Saturday, August 2, 2008

Preparing for Lost Lake

In three weeks is the Lost Lake Run. It's a 16 mile trail run with about 2100 feet of elevation gain. I've been trying to up my mountain mileage lately in preparation. I had an ankle injury in June that caused me to stop running for a bit, but slowly throughout July I have been getting back out.

I've decided to limit the amount of time I spend running on pavement, for a few reasons. I have gotten bored with running on roads. I am intrigued by all of the mountain runs in Alaska. I want to start upping my mileage by a lot and pounding the pavement has proven to be bad for my body (I'm working on my 4th injury this year). I want to be able to move fast and cover a lot of ground in the mountains and running on flat roads just doesn't prepare your body for that.
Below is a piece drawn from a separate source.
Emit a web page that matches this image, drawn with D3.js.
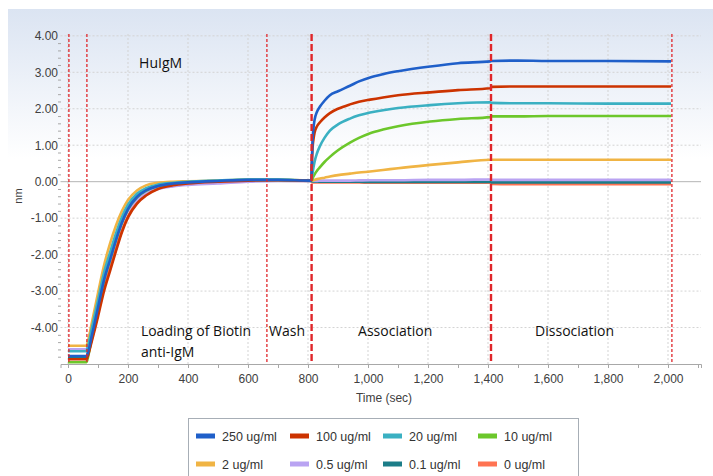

So I've been spending a lot of time on my feet in the mountains. Running, jogging, hiking, exploring and loving it. This Friday I got out with my friend Kathy and we did an 10-ish mile loop from the Powerline trail. We crossed the valley, went up over the ridge to O'malley, across the ballpark and Deep Lake (which was still covered in ice?) down the scree field on the other side, dove in Black Lake as a side trip (brrr), down to the Williwaw Lakes and ran the trail around the front side of Little O'Malley. We power hiked the steeps and ran the downs.

I had never been on the other side of this ridge and was amazed how different the scenery was just one valley over. I forgot my camera so I took this picture from LocalHikes.com. This is a view of the valley from Black Lake where we swam. Next time I'd like to run back past the lakes and explore this valley more. Maybe climb Williwaw Peak.



And I'm wondering why I ever wanted to run here?